Transcribe the full listing exactly, and drop every picture.
## start Supplied information
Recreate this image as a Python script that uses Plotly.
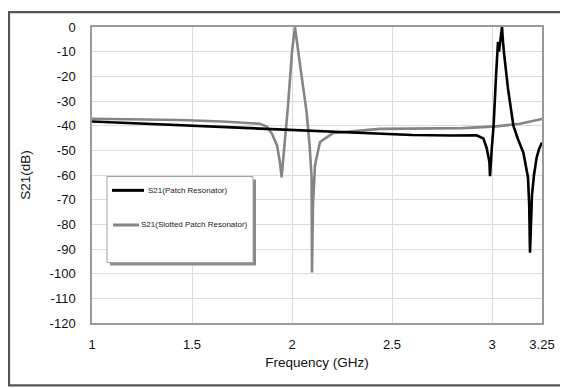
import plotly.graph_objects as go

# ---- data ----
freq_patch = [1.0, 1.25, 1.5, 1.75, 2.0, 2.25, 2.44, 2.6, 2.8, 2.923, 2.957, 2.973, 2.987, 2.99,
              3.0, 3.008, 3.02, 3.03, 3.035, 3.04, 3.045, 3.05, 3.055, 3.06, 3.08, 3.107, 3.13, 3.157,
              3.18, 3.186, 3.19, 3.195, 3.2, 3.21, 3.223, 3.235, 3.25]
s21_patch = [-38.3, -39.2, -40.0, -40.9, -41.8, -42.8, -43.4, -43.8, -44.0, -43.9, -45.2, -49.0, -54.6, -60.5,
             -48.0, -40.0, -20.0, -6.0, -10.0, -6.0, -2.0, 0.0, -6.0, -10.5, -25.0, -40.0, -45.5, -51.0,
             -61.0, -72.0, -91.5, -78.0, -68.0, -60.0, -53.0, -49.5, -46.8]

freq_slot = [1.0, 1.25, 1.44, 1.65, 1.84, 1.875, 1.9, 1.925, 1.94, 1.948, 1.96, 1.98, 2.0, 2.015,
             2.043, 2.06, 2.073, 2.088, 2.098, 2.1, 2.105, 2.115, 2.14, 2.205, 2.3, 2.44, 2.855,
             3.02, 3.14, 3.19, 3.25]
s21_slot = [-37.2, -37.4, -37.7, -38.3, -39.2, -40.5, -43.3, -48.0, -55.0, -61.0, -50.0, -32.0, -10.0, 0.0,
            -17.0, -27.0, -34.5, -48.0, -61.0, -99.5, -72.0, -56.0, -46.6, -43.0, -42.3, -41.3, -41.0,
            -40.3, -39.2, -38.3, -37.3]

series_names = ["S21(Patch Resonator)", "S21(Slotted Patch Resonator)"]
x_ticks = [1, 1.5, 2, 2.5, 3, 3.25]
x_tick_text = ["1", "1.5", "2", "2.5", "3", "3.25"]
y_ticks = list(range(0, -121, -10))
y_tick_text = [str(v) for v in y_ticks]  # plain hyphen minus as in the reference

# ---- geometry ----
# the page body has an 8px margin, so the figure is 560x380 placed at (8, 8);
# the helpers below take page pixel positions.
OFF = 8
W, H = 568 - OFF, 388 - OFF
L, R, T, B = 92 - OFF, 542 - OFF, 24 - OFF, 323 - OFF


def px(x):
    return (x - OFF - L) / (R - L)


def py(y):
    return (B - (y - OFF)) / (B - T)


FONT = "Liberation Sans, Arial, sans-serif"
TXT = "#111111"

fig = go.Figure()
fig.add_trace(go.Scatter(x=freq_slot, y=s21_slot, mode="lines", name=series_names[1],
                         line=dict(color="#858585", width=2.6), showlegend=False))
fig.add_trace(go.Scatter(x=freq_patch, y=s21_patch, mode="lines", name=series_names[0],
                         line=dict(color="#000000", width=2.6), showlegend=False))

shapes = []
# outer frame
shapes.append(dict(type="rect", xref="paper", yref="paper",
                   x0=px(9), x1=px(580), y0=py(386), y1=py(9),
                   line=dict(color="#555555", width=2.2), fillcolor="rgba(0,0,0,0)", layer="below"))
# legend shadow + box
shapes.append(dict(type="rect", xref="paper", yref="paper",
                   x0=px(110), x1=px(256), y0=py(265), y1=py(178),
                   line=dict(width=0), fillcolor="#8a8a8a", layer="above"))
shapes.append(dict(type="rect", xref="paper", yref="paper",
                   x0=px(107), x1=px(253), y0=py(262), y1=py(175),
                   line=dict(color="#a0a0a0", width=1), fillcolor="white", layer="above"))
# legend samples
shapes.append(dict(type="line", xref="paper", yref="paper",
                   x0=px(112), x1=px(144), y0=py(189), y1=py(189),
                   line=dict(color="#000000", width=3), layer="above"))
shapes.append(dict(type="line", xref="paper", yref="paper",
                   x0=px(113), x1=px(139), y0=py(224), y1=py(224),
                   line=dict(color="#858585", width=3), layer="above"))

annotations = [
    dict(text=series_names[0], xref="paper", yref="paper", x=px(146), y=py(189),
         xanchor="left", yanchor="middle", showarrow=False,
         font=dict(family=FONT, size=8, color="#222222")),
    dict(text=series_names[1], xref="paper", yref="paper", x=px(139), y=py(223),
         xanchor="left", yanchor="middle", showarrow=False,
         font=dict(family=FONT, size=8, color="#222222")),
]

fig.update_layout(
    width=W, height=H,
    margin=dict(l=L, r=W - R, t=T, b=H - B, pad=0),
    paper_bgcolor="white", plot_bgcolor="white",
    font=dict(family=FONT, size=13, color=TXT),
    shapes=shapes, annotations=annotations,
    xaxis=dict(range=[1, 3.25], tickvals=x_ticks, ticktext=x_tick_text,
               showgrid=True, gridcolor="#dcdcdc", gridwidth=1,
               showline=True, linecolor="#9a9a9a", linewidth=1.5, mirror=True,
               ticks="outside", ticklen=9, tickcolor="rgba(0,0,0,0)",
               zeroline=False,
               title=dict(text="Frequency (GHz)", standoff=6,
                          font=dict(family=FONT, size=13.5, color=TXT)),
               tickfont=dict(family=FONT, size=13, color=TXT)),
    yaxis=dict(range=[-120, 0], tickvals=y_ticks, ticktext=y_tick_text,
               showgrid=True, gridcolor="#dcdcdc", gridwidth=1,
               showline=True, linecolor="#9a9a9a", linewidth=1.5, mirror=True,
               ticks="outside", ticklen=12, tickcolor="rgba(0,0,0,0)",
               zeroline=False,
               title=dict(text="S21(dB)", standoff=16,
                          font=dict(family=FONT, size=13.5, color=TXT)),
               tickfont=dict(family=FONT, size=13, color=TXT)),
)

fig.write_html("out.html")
## end Supplied information
* [Answer to this problem]
Recreate this image as a Python script that uses Plotly.
import plotly.graph_objects as go

# ---- data ----
freq_patch = [1.0, 1.25, 1.5, 1.75, 2.0, 2.25, 2.44, 2.6, 2.8, 2.923, 2.957, 2.973, 2.987, 2.99,
              3.0, 3.008, 3.02, 3.03, 3.035, 3.04, 3.045, 3.05, 3.055, 3.06, 3.08, 3.107, 3.13, 3.157,
              3.18, 3.186, 3.19, 3.195, 3.2, 3.21, 3.223, 3.235, 3.25]
s21_patch = [-38.3, -39.2, -40.0, -40.9, -41.8, -42.8, -43.4, -43.8, -44.0, -43.9, -45.2, -49.0, -54.6, -60.5,
             -48.0, -40.0, -20.0, -6.0, -10.0, -6.0, -2.0, 0.0, -6.0, -10.5, -25.0, -40.0, -45.5, -51.0,
             -61.0, -72.0, -91.5, -78.0, -68.0, -60.0, -53.0, -49.5, -46.8]

freq_slot = [1.0, 1.25, 1.44, 1.65, 1.84, 1.875, 1.9, 1.925, 1.94, 1.948, 1.96, 1.98, 2.0, 2.015,
             2.043, 2.06, 2.073, 2.088, 2.098, 2.1, 2.105, 2.115, 2.14, 2.205, 2.3, 2.44, 2.855,
             3.02, 3.14, 3.19, 3.25]
s21_slot = [-37.2, -37.4, -37.7, -38.3, -39.2, -40.5, -43.3, -48.0, -55.0, -61.0, -50.0, -32.0, -10.0, 0.0,
            -17.0, -27.0, -34.5, -48.0, -61.0, -99.5, -72.0, -56.0, -46.6, -43.0, -42.3, -41.3, -41.0,
            -40.3, -39.2, -38.3, -37.3]

series_names = ["S21(Patch Resonator)", "S21(Slotted Patch Resonator)"]
x_ticks = [1, 1.5, 2, 2.5, 3, 3.25]
x_tick_text = ["1", "1.5", "2", "2.5", "3", "3.25"]
y_ticks = list(range(0, -121, -10))
y_tick_text = [str(v) for v in y_ticks]  # plain hyphen minus as in the reference

# ---- geometry ----
# the page body has an 8px margin, so the figure is 560x380 placed at (8, 8);
# the helpers below take page pixel positions.
OFF = 8
W, H = 568 - OFF, 388 - OFF
L, R, T, B = 92 - OFF, 542 - OFF, 24 - OFF, 323 - OFF


def px(x):
    return (x - OFF - L) / (R - L)


def py(y):
    return (B - (y - OFF)) / (B - T)


FONT = "Liberation Sans, Arial, sans-serif"
TXT = "#111111"

fig = go.Figure()
fig.add_trace(go.Scatter(x=freq_slot, y=s21_slot, mode="lines", name=series_names[1],
                         line=dict(color="#858585", width=2.6), showlegend=False))
fig.add_trace(go.Scatter(x=freq_patch, y=s21_patch, mode="lines", name=series_names[0],
                         line=dict(color="#000000", width=2.6), showlegend=False))

shapes = []
# outer frame
shapes.append(dict(type="rect", xref="paper", yref="paper",
                   x0=px(9), x1=px(580), y0=py(386), y1=py(9),
                   line=dict(color="#555555", width=2.2), fillcolor="rgba(0,0,0,0)", layer="below"))
# legend shadow + box
shapes.append(dict(type="rect", xref="paper", yref="paper",
                   x0=px(110), x1=px(256), y0=py(265), y1=py(178),
                   line=dict(width=0), fillcolor="#8a8a8a", layer="above"))
shapes.append(dict(type="rect", xref="paper", yref="paper",
                   x0=px(107), x1=px(253), y0=py(262), y1=py(175),
                   line=dict(color="#a0a0a0", width=1), fillcolor="white", layer="above"))
# legend samples
shapes.append(dict(type="line", xref="paper", yref="paper",
                   x0=px(112), x1=px(144), y0=py(189), y1=py(189),
                   line=dict(color="#000000", width=3), layer="above"))
shapes.append(dict(type="line", xref="paper", yref="paper",
                   x0=px(113), x1=px(139), y0=py(224), y1=py(224),
                   line=dict(color="#858585", width=3), layer="above"))

annotations = [
    dict(text=series_names[0], xref="paper", yref="paper", x=px(146), y=py(189),
         xanchor="left", yanchor="middle", showarrow=False,
         font=dict(family=FONT, size=8, color="#222222")),
    dict(text=series_names[1], xref="paper", yref="paper", x=px(139), y=py(223),
         xanchor="left", yanchor="middle", showarrow=False,
         font=dict(family=FONT, size=8, color="#222222")),
]

fig.update_layout(
    width=W, height=H,
    margin=dict(l=L, r=W - R, t=T, b=H - B, pad=0),
    paper_bgcolor="white", plot_bgcolor="white",
    font=dict(family=FONT, size=13, color=TXT),
    shapes=shapes, annotations=annotations,
    xaxis=dict(range=[1, 3.25], tickvals=x_ticks, ticktext=x_tick_text,
               showgrid=True, gridcolor="#dcdcdc", gridwidth=1,
               showline=True, linecolor="#9a9a9a", linewidth=1.5, mirror=True,
               ticks="outside", ticklen=9, tickcolor="rgba(0,0,0,0)",
               zeroline=False,
               title=dict(text="Frequency (GHz)", standoff=6,
                          font=dict(family=FONT, size=13.5, color=TXT)),
               tickfont=dict(family=FONT, size=13, color=TXT)),
    yaxis=dict(range=[-120, 0], tickvals=y_ticks, ticktext=y_tick_text,
               showgrid=True, gridcolor="#dcdcdc", gridwidth=1,
               showline=True, linecolor="#9a9a9a", linewidth=1.5, mirror=True,
               ticks="outside", ticklen=12, tickcolor="rgba(0,0,0,0)",
               zeroline=False,
               title=dict(text="S21(dB)", standoff=16,
                          font=dict(family=FONT, size=13.5, color=TXT)),
               tickfont=dict(family=FONT, size=13, color=TXT)),
)

fig.write_html("out.html")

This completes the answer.